Gurnaik Johal and Sarah Hall: Writers Braving the Elements
April 30, 6:00 pm
April 30, 6:00 pm
Blending political satire with ecological parable, Gurnaik Johal’s bold, capacious debut novel Saraswati finds the lives of seven individuals transformed, as an ancient sacred river springs back to life in a rapidly changing contemporary India.
Vital and audacious, Sarah Hall’s latest novel Helm is the elemental tale of a unique life force – a ferocious, mischievous wind, the subject of folklore and wonder, who has blasted the landscape of the Eden Valley since the very dawn of time. The novel also lays out the relationship between nature and people, neither of whom can weather life without the other.
Join us for an evening of readings and conversation, chaired by Caoilinn Hughes. Talking points will span geographies, generations and geological time as we examine the dependence and discord between humans and the nature that surrounds us, and the power of literature in helping us to understand our world.
Event Schedule
6:00pm: Pre-event socialising and networking
A cash bar will be available for refreshments.
6:15pm: Event begins
7:30pm: Event ends

Gurnaik Johal is a writer from West London. His 2022 collection We Move won the Somerset Maugham Award and the Tata Literature Live! Prize. Its opening story won the Galley Beggar Short Story Prize. Saraswati is his debut novel.

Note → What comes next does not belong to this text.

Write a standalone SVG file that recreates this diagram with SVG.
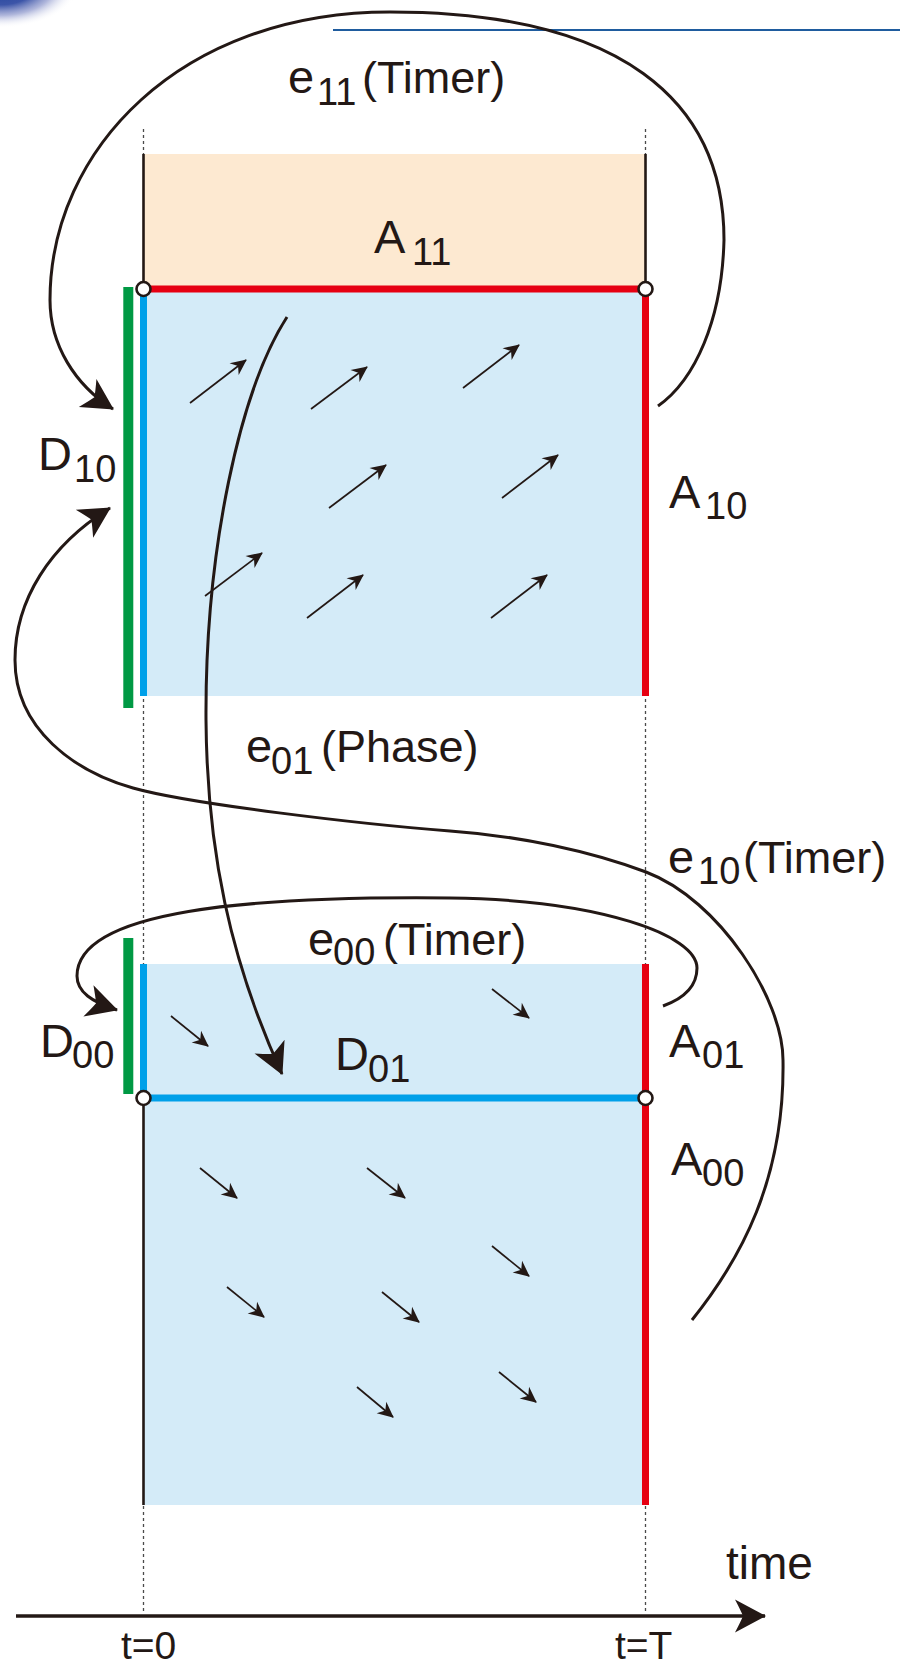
<svg xmlns="http://www.w3.org/2000/svg" width="900" height="1668" viewBox="0 0 900 1668">
<style>
.t{font-family:"Liberation Sans",Arial,sans-serif;font-size:47px;fill:#231815}
.s{font-size:38px}
.p{font-size:45px}
.ax{font-size:39px}
.dot{stroke:#4a4a4a;stroke-width:1.3;stroke-dasharray:3 3;fill:none}
.blk{stroke:#231815;stroke-width:2.6;fill:none}
.red{stroke:#e60012;stroke-width:7;fill:none}
.cy{stroke:#00a0e9;stroke-width:7;fill:none}
.grn{stroke:#009944;stroke-width:10;fill:none}
.node{fill:#fff;stroke:#231815;stroke-width:2.6}
.cur{stroke:#231815;stroke-width:3;fill:none;marker-end:url(#ah)}
.sa{stroke:#231815;stroke-width:1.7;fill:none;marker-end:url(#sh)}
</style>
<defs>
<marker id="ah" markerUnits="userSpaceOnUse" markerWidth="40" markerHeight="40" viewBox="-33 -20 36 40" refX="0" refY="0" orient="auto">
<path d="M1,0 L-30,-16.5 Q-24,-5 -22,0 Q-24,5 -30,16.5 Z" fill="#231815"/>
</marker>
<marker id="sh" markerUnits="userSpaceOnUse" markerWidth="20" markerHeight="20" viewBox="-17 -10 19 20" refX="0" refY="0" orient="auto">
<path d="M1,0 L-15,-7.5 L-10,0 L-15,7.5 Z" fill="#231815"/>
</marker>
<radialGradient id="blob" cx="0.5" cy="0.5" r="0.5">
<stop offset="0" stop-color="#1c3f98"/>
<stop offset="0.45" stop-color="#3c55a8"/>
<stop offset="0.7" stop-color="#8d97cc" stop-opacity="0.7"/>
<stop offset="1" stop-color="#ffffff" stop-opacity="0"/>
</radialGradient>
</defs>

<g id="decor">
<ellipse cx="0" cy="-14" rx="78" ry="42" fill="url(#blob)"/>
<line x1="333" y1="30" x2="900" y2="30" stroke="#1f5c9e" stroke-width="2"/>
</g>

<g id="A11">
<rect x="143.5" y="154" width="502" height="135" fill="#fde9d1"/>
<line class="blk" x1="143.5" y1="154" x2="143.5" y2="289"/>
<line class="blk" x1="645.5" y1="154" x2="645.5" y2="289"/>
<text class="t" x="374" y="253">A<tspan class="s" x="412" y="265">11</tspan></text>
</g>

<g id="upper-region">
<rect x="143.5" y="289" width="502" height="407" fill="#d4ebf8"/>
<line class="cy" x1="143.5" y1="289" x2="143.5" y2="696"/>
<line class="red" x1="645.5" y1="289" x2="645.5" y2="696"/>
<line class="red" x1="143.5" y1="289" x2="645.5" y2="289"/>
<line class="sa" x1="190" y1="403" x2="246" y2="360"/>
<line class="sa" x1="311" y1="409" x2="367" y2="367"/>
<line class="sa" x1="329" y1="508" x2="386" y2="465"/>
<line class="sa" x1="205" y1="596" x2="262" y2="553"/>
<line class="sa" x1="307" y1="618" x2="363" y2="575"/>
<line class="sa" x1="463" y1="388" x2="519" y2="345"/>
<line class="sa" x1="502" y1="498" x2="558" y2="455"/>
<line class="sa" x1="491" y1="618" x2="547" y2="575"/>
</g>

<g id="D10">
<line class="grn" x1="128.3" y1="287" x2="128.3" y2="708"/>
<text class="t" x="38" y="470">D<tspan class="s" x="74" y="482">10</tspan></text>
</g>

<g id="A10">
<text class="t" x="669" y="508">A<tspan class="s" x="705" y="519">10</tspan></text>
</g>

<g id="lower-region">
<rect x="143.5" y="964" width="502" height="541" fill="#d4ebf8"/>
<line class="cy" x1="143.5" y1="964" x2="143.5" y2="1098"/>
<line class="blk" x1="143.5" y1="1098" x2="143.5" y2="1505"/>
<line class="red" x1="645.5" y1="964" x2="645.5" y2="1505"/>
<line class="cy" x1="143.5" y1="1098" x2="645.5" y2="1098"/>
<line class="sa" x1="171" y1="1016" x2="208" y2="1046"/>
<line class="sa" x1="492" y1="989" x2="529" y2="1018"/>
<line class="sa" x1="200" y1="1168" x2="237" y2="1198"/>
<line class="sa" x1="367" y1="1168" x2="405" y2="1198"/>
<line class="sa" x1="492" y1="1246" x2="529" y2="1276"/>
<line class="sa" x1="227" y1="1287" x2="264" y2="1317"/>
<line class="sa" x1="382" y1="1292" x2="419" y2="1322"/>
<line class="sa" x1="357" y1="1387" x2="393" y2="1417"/>
<line class="sa" x1="499" y1="1372" x2="536" y2="1402"/>
</g>

<g id="D00">
<line class="grn" x1="128.3" y1="938" x2="128.3" y2="1094"/>
<text class="t" x="40" y="1057">D<tspan class="s" x="72" y="1068">00</tspan></text>
</g>

<g id="D01">
<text class="t" x="335" y="1070">D<tspan class="s" x="368" y="1082">01</tspan></text>
</g>

<g id="A01">
<text class="t" x="669" y="1057">A<tspan class="s" x="702" y="1068">01</tspan></text>
</g>

<g id="A00">
<text class="t" x="671" y="1175">A<tspan class="s" x="702" y="1186">00</tspan></text>
</g>

<g id="nodes">
<circle class="node" cx="143.5" cy="289" r="7"/>
<circle class="node" cx="645.5" cy="289" r="7"/>
<circle class="node" cx="143.5" cy="1098" r="7"/>
<circle class="node" cx="645.5" cy="1098" r="7"/>
</g>

<g id="guides">
<line class="dot" x1="143.5" y1="129" x2="143.5" y2="154"/>
<line class="dot" x1="645.5" y1="129" x2="645.5" y2="154"/>
<line class="dot" x1="143.5" y1="699" x2="143.5" y2="964"/>
<line class="dot" x1="645.5" y1="699" x2="645.5" y2="964"/>
<line class="dot" x1="143.5" y1="1506" x2="143.5" y2="1614"/>
<line class="dot" x1="645.5" y1="1506" x2="645.5" y2="1614"/>
</g>

<g id="connectors">
<path id="e11" class="cur" d="M658,406 C695,380 722,320 724,240 C724,100 620,12 390,12 C180,12 50,150 50,300 C50,345 75,385 113,409"/>
<path id="e10" class="cur" d="M692,1320 C740,1260 785,1180 783,1060 C783,1000 720,900 646,872 C590,851 520,836 450,831 C360,824 190,804 133,788 C76,772 15,730 15,660 C15,600 50,545 110,508"/>
<path id="e01" class="cur" d="M287,317 C240,390 205,550 206,720 C207,850 230,960 282,1074"/>
<path id="e00" class="cur" d="M663,1006 C685,998 697,985 697,968 C697,935 600,900 450,898 C250,896 77,910 77,976 C77,992 92,1002 117,1010"/>
</g>

<g id="edge-labels">
<text class="t" x="288" y="93">e<tspan class="s" x="317" y="105">11</tspan><tspan class="p" x="362" y="93">(Timer)</tspan></text>
<text class="t" x="246" y="762">e<tspan class="s" x="271" y="774">01</tspan><tspan class="p" x="321" y="762">(Phase)</tspan></text>
<text class="t" x="668" y="873">e<tspan class="s" x="698" y="884">10</tspan><tspan class="p" x="743" y="873">(Timer)</tspan></text>
<text class="t" x="308" y="955">e<tspan class="s" x="333" y="965">00</tspan><tspan class="p" x="383" y="955">(Timer)</tspan></text>
</g>

<g id="time-axis">
<line x1="16" y1="1616" x2="765" y2="1616" stroke="#231815" stroke-width="3.5" marker-end="url(#ah)"/>
<text class="t" x="726" y="1579" style="font-size:46px">time</text>
<text class="t ax" x="121" y="1659">t=0</text>
<text class="t ax" x="615" y="1659">t=T</text>
</g>
</svg>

Sarah Hall has twice been nominated for the Man Booker Prize and is the award-winning author of seven novels and three short-story collections. Notably, she is the only author to win the BBC National Short Story Award twice – first in 2013 with ‘Mrs Fox’ and again in 2020 with ‘The Grotesques’.
Caoilinn Hughes’s latest novel is The Alternatives, a New York Times Editor’s Choice. She is the author of The Wild Laughter, which won the Royal Society of Literature’s Encore Award, and Orchid & the Wasp, which won the Collyer Bristow Prize and was longlisted for the International Dublin Literary Award. Her short stories have won the Irish Book Awards’ Story of the Year, The Moth Short Story Prize, and an O. Henry Prize. She was recently an Oscar Wilde Writer Fellow at Trinity College Dublin and a Cullman Center Fellow at New York Public Library.